Does anything haunt us more than the ghosts of lost love? Unlikely, most would say. To this group of people, The Haunting of Bly Manor will come across as just the perfectly splendid series to binge on. A worthy follow-up to the Haunting Series, Netflix's Haunting of Bly Manor takes you to English country along with Dani, the pretty au pair who has just landed a new job. She knows how to care for children. But not too many kids, Dani says. It makes her care feel inadequate because she is unable to care for all of them at once. But two kids are fine. It makes her perfect for the job of a governess. There are two unusual kids to take care of at Bly Manor and so Dani sets off.

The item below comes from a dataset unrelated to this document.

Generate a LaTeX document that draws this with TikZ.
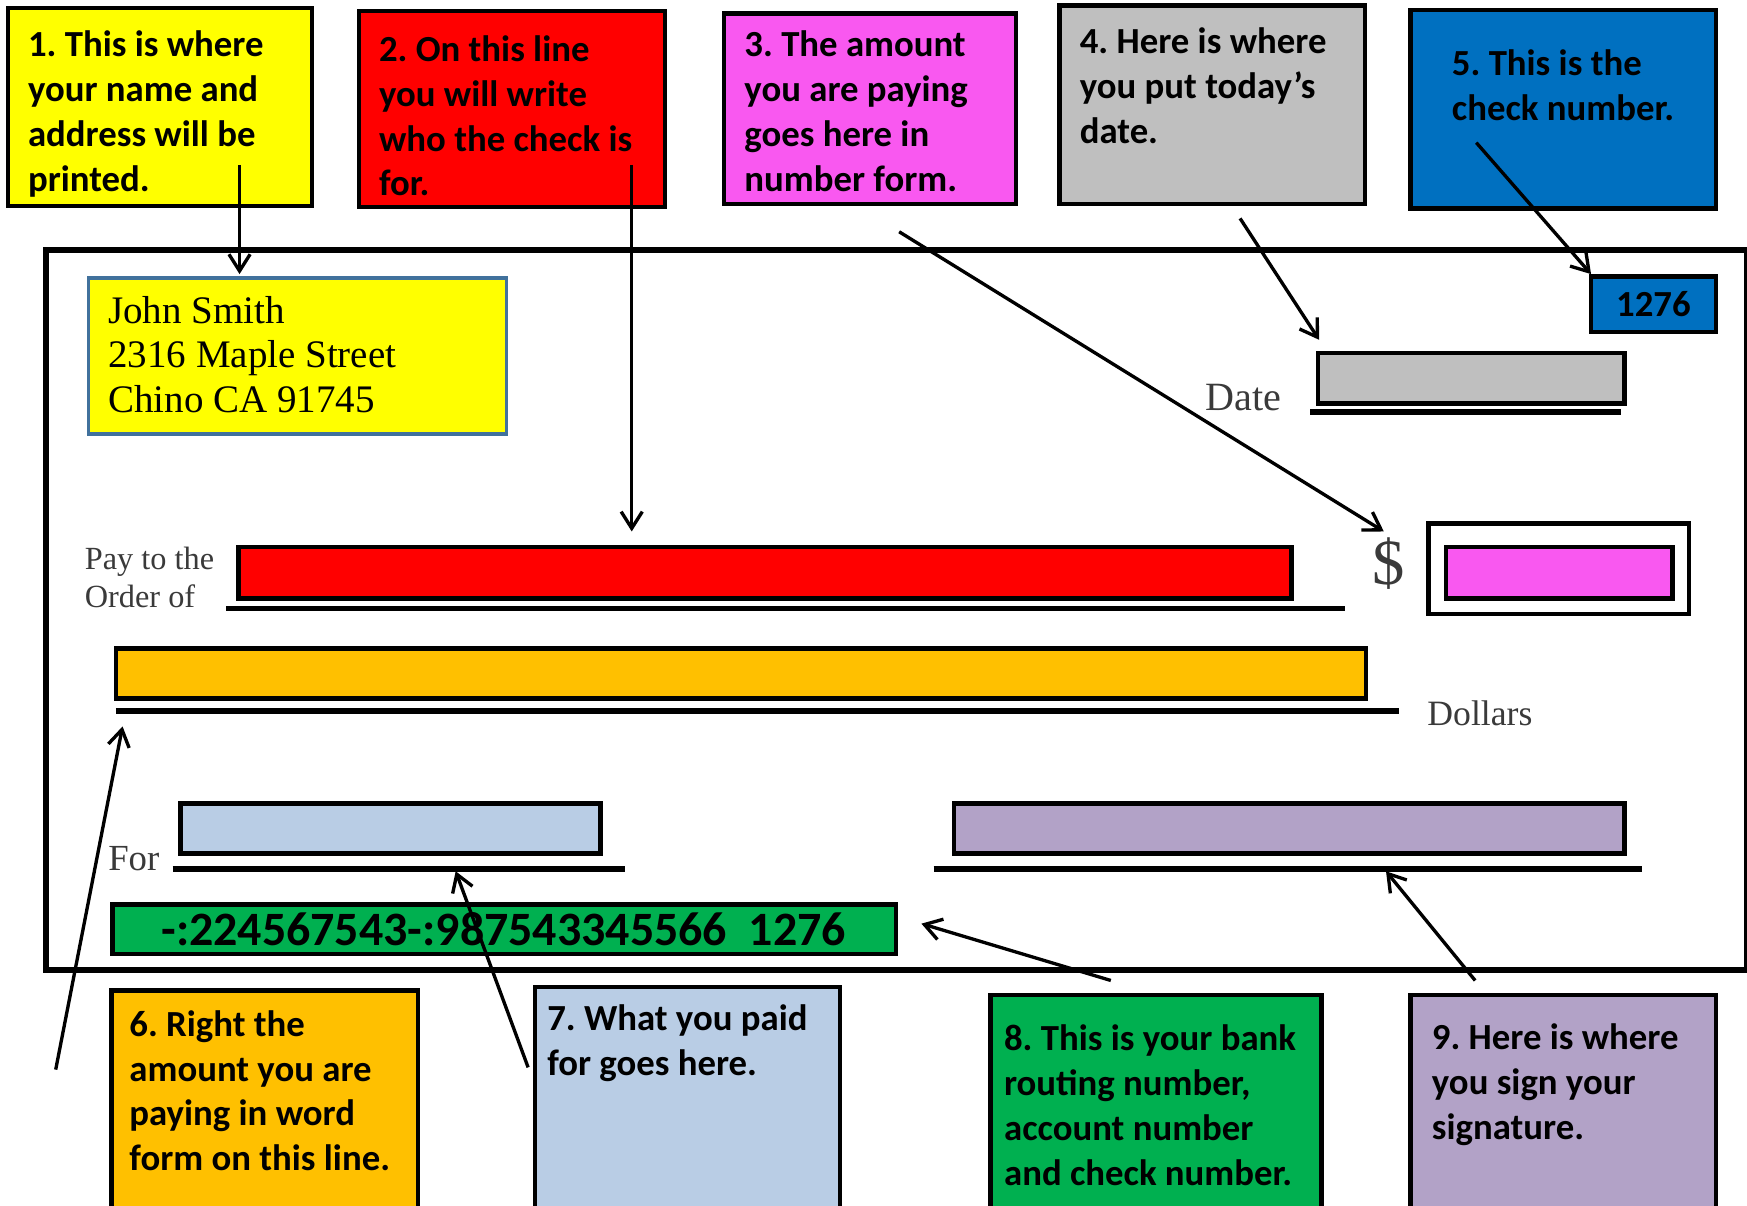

At Bly, the great good place, there's Flora and Miles, the two kids who lost their parents and are crawling back to some semblance of normalcy; galloping at times; sitting still at others. Miss Clayton - Dani - is intrigued by this pair. There are stick figures and dolls all over the huge manor; all Flora's. Flora, the younger of the two kids, is a little girl who loves spending hours scrutinising her Doll's House, a pretty splendid replica of Bly. But the dolls. The dolls. They are supposed to be talismans to guard Bly from the evils that supposedly lurk outside, Dani is told.
There are a handful of elders in this house. Housekeeper Mrs Grose, Owen the Chef, and Jamie the gardener. All of the inhabitants of Bly are haunted by their own ghosts. Everyone has a backstory. Somewhere, the story washes over reality. To a point where you don't quite know if you're in a dream or this is Bly. Dream-hopping, we are shown.
The Haunting of Bly Manor, loosely based on Henry James's novella The Turn of the Screw, is just the purgatory in between dream and reality that makes for a solid psychological thriller. The series does not have any jump scares. The horror here seeps out of your very bones. There's an old lover watching from behind your shoulder; as another drags you by the throat, back to Bly, if you were to think of escaping.
The Haunting of Bly Manor, quite like Bly, traps you in its baroque beauty. The frames are delightful. The music is overwhelming (full marks for the peppering of O Willow Waly from The Innocents all through the series), as is the cinematography. Bly is both gorgeous and grim, pretty and petrifying. And underneath all, is a centuries-old story that never quite goes out of fashion. Because love, come what may, never goes out of fashion.
When you're done with the first episode, you will check for ghosts in the mirror. At the end of the ninth, you will seek out a face in that pool of tears that you find yourself having dissolved in as O Willow Waly plays on the speaker. For The Haunting of Bly Manor is not a ghost story. It is a love story. A perfectly splendid one.